If the Databricks account has IP safelisting added, then Snowplow need to know this to supply two NAT IP/Elastic IP addresses that AWS/GCP account will connect across to Databricks on.

 

3. Note the JDBC connection details for the cluster

In the Databricks UI, click on "Compute" in the sidebar
Click on the RDB Loader cluster and navigate to "Advanced options"
Click on the "JDBC/ODBC" tab
On the tab, you will find the follow values that map to the values that Snowplow require:
Field JDBC/ODBC tab value
deltalake_host Server Hostname
deltalake_http_path HTTP Path
deltalake_port Port

 

4. Create access token for the RDB Loader

Note: The access token must not have a specified lifetime. Otherwise, RDB Loader will stop working when the token expires.

Navigate to the user settings in your Databricks workspace
For Databricks hosted on AWS, the "Settings" link is in the lower left corner in the side panel
For Databricks hosted on Azure, "User Settings" is an option in the drop-down menu in the top right corner
Go to the "Access Tokens" tab
Click the "Generate New Token" button
Optionally enter a description (comment). Leave the expiration period empty
Click the "Generate" button
Copy the generated token and store in a secure location

 

5. Create schema (database) 

Note: You can change the name of the schema to be used (the default is snowplow)
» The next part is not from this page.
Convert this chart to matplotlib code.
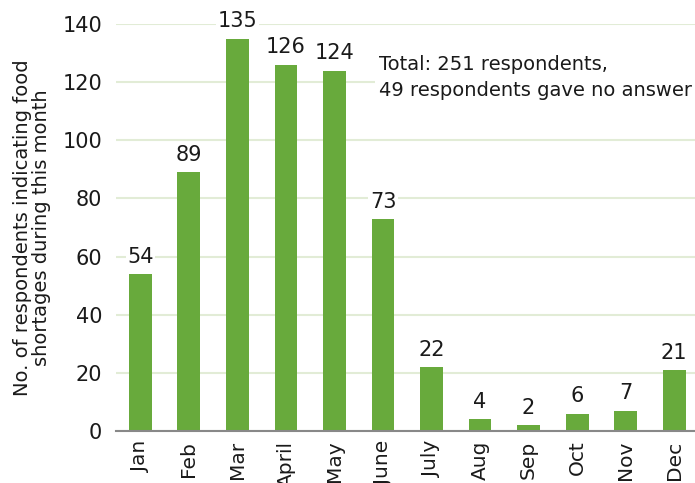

-- Uncomment if your want to use a custom Unity catalog
-- and replace with your own value.
-- USE CATALOG <custom_unity_catalog>;

CREATE SCHEMA IF NOT EXISTS snowplow
-- Uncomment if you want tables created by Snowplow to be
-- located in a non-default bucket or directory.
-- LOCATION s3://<custom_location>/
;

 

6. Sharing all the details back with Snowplow 

We require the following destination details:

The service account ID (GCP only)
The Deltalake host, http_path and port
The access token
The schema name
The catalog name, if you are using a custom Unity catalog
 

AWS

Please submit the destination details at the Snowplow BDP Console / Setup Databricks page

GCP

Please submit the details via the Snowplow BDP Console using secure messaging.